Later, confessing his crime to prostitute-with-heart-of-gold Sonia, Raskolnikov says, “I wanted to become a Napoleon, that is why I killed her…. Do you understand now?”
Sonia doesn’t.
What particularly bothers Raskolnikov, once he starts reflecting, is the wide gulf between a student who kills a feeble old lady and a general who (to use his summation) “storms Toulon, makes a massacre in Paris, forgets an army in Egypt, wastes half a million men in the Moscow expedition and gets off with a jest at Vilna.” The Russian student shudders at the contrast: “Napoleon, the pyramids, Waterloo, and a wretched skinny old woman, a pawnbroker with a red trunk under her bed…It’s too inartistic. ‘A Napoleon creep under an old woman’s bed! Ugh, how loathsome!’” He seeks to be great and ends up a hideous jest.
Which might be something that he and Trump actually have in common.
In his thinking, Raskolnikov may be drawing on Friedrich Nietzsche’s notion of the Übermensch, the figure who soars above the sheep-like masses.
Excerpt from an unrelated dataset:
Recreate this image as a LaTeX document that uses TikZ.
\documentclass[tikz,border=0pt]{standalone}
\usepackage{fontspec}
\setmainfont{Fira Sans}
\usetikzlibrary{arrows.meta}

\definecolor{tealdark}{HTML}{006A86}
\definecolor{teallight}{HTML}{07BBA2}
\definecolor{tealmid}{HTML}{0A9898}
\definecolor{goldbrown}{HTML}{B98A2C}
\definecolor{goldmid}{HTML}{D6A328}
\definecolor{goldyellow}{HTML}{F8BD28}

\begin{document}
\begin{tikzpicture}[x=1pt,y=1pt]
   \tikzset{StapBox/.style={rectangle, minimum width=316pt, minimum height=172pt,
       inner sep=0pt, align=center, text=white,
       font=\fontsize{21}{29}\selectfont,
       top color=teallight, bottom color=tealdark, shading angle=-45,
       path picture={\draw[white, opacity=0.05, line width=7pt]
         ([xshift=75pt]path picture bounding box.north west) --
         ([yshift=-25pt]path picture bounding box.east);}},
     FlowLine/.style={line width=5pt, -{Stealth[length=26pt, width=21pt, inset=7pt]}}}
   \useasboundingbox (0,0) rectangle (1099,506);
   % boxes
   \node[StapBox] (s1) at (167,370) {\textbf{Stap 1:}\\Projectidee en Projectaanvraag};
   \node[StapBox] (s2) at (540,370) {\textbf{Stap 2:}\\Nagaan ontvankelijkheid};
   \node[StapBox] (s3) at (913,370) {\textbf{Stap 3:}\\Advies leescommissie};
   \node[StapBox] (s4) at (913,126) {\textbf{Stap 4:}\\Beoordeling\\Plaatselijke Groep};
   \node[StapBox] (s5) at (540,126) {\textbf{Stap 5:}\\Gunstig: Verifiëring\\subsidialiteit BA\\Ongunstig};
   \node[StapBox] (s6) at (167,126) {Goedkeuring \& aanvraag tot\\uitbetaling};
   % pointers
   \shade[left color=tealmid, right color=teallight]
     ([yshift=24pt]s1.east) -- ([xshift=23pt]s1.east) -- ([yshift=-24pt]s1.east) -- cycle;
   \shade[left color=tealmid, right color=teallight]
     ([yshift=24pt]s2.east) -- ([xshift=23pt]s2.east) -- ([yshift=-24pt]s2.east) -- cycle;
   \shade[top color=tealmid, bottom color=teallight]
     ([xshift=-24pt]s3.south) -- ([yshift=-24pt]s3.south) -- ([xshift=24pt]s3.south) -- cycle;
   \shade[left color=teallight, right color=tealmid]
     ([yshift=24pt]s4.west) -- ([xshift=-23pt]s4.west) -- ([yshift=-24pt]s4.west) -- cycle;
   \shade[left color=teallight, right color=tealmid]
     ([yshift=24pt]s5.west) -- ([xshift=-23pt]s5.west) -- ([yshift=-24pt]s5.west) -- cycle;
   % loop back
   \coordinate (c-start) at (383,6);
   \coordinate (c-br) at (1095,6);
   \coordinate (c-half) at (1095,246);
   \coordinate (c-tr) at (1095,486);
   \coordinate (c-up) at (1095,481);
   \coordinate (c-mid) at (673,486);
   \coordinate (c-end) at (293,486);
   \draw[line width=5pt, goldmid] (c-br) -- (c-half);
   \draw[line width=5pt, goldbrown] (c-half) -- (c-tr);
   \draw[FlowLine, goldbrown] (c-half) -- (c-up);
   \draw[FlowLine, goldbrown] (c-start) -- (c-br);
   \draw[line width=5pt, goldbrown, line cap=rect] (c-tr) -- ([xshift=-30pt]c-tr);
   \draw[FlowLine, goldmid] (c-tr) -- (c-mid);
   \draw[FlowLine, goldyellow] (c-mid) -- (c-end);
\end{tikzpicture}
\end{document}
Trump, despite never having read Nietzsche (although he has read Hitler), has the same contempt for these masses, even (or especially) those who worship him. And they, like Napoleon’s Polish soldiers in War in Peace, are ready to commit suicide for their emperor.
If Trump were to read Crime and Punishment—not that it would ever happen—he would lambaste Raskolnikov for confessing what could be a perfect crime. In his view, you’re either on top or you’re a pathetic loser.